O sabor autêntico que distingue a cozinha limeña desperta nesse Pacífico implacável. A presença de fito e zooplâncton, somada às baixíssimas temperaturas das correntes, faz com que a fauna marinha seja de uma qualidade incomparável: peixes e frutos do mar vigorosos, de textura compacta e concentração de sabores. É a frescura de tê-los ali, tão perto, enriquecidos e tão generosos que potencializa pratos que explodem de sabor na boca.
No pavilhão Costa de Peru Mucho Gusto, os ceviches competem e não encontram limite em suas apresentações. Uma múltipla variedade é encontrada, como ceviche de peixe branco, de conchas negras com leite de pantera, de polvo, de almejas, de truta, de caranguejo e até de pato.
A técnica da pachamanca, que se realiza na terra, é recriada em grandes tonéis de cimento. Baseada na cosmovisão andina, é uma preparação ritual dentro da própria terra, com pedras quentes que geram vapor. A comida – porco, tamales de milho e canela, favas, batatas andinas – são envolvidos em folhas e tecidos de serapilheira para conservar o calor.
Em carnes, há cordero assado no forno (cordeiro), anticucho de alpaca e cuy, um roedor muito utilizado na culinária da etnia indígena pakamuro.
A Cozinha amazônica é representada principalmente pelos peixes de rios e condimentos, que são um verdadeiro festim.

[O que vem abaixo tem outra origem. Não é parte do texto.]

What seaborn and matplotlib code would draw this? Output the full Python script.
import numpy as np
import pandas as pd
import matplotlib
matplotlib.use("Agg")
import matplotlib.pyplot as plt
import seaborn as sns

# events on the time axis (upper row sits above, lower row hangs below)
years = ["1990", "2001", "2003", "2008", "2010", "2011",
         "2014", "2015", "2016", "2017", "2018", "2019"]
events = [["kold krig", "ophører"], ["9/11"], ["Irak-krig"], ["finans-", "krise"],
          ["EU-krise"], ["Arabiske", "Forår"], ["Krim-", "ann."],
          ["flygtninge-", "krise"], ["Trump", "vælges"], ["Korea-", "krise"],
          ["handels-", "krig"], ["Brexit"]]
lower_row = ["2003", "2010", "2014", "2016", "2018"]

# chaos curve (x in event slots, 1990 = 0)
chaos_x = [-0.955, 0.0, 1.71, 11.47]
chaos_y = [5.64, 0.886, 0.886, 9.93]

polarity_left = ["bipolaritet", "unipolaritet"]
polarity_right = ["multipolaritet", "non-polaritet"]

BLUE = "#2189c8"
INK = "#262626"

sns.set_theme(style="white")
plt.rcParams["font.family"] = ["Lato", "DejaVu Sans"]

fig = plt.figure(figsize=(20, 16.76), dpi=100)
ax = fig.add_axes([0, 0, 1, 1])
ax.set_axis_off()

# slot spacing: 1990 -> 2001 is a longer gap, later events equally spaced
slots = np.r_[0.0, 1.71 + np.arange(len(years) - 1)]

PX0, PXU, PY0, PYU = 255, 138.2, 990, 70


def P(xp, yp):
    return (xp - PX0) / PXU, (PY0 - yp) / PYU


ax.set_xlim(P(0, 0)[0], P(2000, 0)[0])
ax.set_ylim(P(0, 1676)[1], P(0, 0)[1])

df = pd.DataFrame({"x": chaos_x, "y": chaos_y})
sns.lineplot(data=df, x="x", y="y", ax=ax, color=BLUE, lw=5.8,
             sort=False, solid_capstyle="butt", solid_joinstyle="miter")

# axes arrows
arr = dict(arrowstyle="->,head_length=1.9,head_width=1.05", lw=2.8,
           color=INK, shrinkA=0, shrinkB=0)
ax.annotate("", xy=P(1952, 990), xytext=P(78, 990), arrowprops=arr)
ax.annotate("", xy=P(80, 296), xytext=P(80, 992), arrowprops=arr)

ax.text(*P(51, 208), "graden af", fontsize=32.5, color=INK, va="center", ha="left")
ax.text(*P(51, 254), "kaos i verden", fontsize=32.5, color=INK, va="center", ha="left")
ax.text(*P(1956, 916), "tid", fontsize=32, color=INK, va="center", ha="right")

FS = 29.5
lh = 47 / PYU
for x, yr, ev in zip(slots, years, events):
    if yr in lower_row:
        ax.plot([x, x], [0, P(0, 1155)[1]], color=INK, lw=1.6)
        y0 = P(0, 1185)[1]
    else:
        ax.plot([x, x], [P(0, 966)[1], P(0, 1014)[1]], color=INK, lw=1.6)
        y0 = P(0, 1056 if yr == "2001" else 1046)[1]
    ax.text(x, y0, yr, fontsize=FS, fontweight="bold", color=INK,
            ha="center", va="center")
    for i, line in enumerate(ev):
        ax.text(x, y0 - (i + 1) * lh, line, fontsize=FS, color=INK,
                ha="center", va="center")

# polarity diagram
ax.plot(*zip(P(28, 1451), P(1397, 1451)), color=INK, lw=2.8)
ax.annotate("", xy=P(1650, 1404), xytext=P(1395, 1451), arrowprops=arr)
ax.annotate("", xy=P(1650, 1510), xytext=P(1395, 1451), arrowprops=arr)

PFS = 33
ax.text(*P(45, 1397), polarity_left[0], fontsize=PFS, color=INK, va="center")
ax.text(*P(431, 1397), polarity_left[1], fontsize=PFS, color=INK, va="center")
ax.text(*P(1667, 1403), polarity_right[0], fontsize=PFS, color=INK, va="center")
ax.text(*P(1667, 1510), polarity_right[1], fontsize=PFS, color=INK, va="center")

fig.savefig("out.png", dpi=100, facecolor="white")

Além dos pratos, Peru Mucho Gusto também conta com áreas de padaria, bebidas e, é claro, doces. Picarones, pastel de choclo puneño, cachangas e uma variedade de sorvetes exóticos fazem parte das opções doces. Também há champú, uma marmelada frutal menos doce e mais cremosa servida quente com colher.
Peru Mucho Gusto Lima procurou revalorizar as tradições, saberes, histórias e receitas emblemáticas da gastronomia regional e dos diferentes atores envolvidos. Com o conceito de “Sabores com história”, buscou inspirar uma cozinha evolutiva com base nas receitas milenares do país.